*Working data:*

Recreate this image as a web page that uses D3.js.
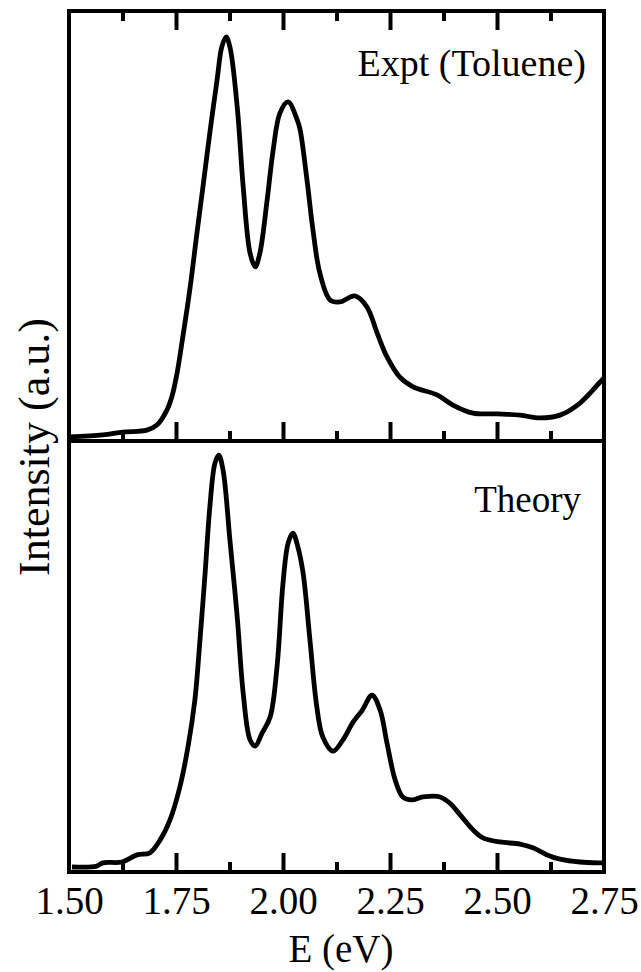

==

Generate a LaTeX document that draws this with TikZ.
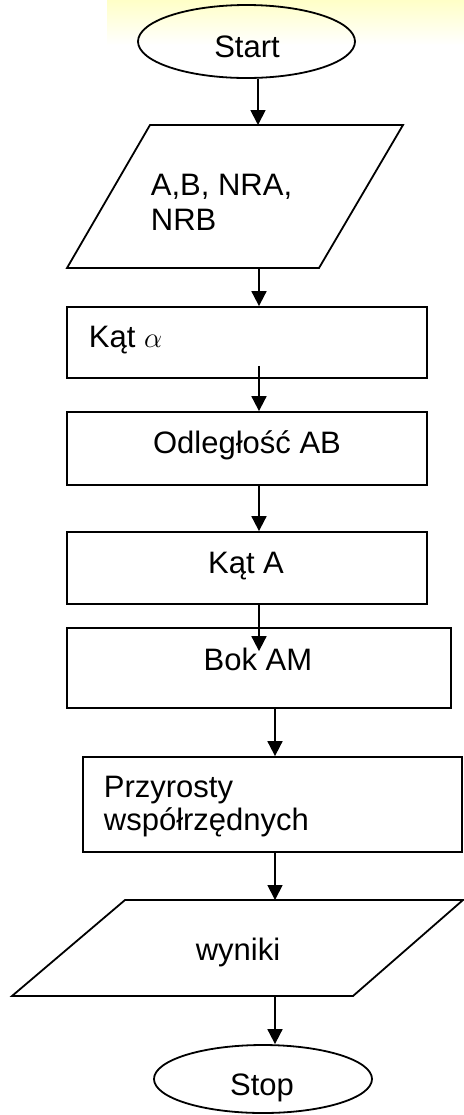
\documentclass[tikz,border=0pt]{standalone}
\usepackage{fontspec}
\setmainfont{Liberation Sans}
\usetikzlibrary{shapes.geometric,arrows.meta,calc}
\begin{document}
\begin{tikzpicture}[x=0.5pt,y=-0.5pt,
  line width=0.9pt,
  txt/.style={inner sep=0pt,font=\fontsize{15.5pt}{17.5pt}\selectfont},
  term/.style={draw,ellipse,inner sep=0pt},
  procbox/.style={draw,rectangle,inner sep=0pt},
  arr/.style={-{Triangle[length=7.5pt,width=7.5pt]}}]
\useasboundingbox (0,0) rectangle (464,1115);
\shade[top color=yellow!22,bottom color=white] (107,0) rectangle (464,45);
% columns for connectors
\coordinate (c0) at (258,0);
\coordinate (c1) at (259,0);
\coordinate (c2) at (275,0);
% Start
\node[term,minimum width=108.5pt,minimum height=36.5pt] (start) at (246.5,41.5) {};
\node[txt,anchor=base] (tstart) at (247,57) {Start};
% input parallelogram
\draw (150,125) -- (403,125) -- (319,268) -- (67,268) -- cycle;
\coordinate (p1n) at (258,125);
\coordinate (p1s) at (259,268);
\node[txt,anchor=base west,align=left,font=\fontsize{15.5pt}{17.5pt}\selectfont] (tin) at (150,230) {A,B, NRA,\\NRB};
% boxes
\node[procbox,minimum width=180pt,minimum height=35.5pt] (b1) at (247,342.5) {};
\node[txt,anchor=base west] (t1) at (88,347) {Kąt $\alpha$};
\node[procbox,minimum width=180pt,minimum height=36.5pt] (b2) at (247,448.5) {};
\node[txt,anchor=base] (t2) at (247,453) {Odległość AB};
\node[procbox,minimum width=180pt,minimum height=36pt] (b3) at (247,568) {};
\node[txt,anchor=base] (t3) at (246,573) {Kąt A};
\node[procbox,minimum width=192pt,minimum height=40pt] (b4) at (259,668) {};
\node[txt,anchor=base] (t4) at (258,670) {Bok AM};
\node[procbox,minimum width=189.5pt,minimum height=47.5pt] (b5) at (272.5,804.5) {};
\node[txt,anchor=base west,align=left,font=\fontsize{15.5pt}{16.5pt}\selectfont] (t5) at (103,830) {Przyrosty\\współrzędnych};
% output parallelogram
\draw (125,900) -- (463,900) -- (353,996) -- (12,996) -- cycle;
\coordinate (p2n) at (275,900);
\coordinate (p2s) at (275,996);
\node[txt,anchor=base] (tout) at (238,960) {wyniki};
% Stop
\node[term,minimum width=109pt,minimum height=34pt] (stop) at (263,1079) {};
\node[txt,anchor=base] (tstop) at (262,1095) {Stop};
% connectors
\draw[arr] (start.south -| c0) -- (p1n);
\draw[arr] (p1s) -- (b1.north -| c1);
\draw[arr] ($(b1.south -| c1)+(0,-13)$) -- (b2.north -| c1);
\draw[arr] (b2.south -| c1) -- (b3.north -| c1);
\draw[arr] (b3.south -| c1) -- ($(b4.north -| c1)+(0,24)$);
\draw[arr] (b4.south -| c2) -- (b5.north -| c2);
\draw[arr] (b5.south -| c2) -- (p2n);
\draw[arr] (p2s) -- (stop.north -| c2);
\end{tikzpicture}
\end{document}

*Exercise details:* Copy each line of the records containing the string "that".

*Task answer:*
Recreate this image as a web page that uses D3.js.
Generate a LaTeX document that draws this with TikZ.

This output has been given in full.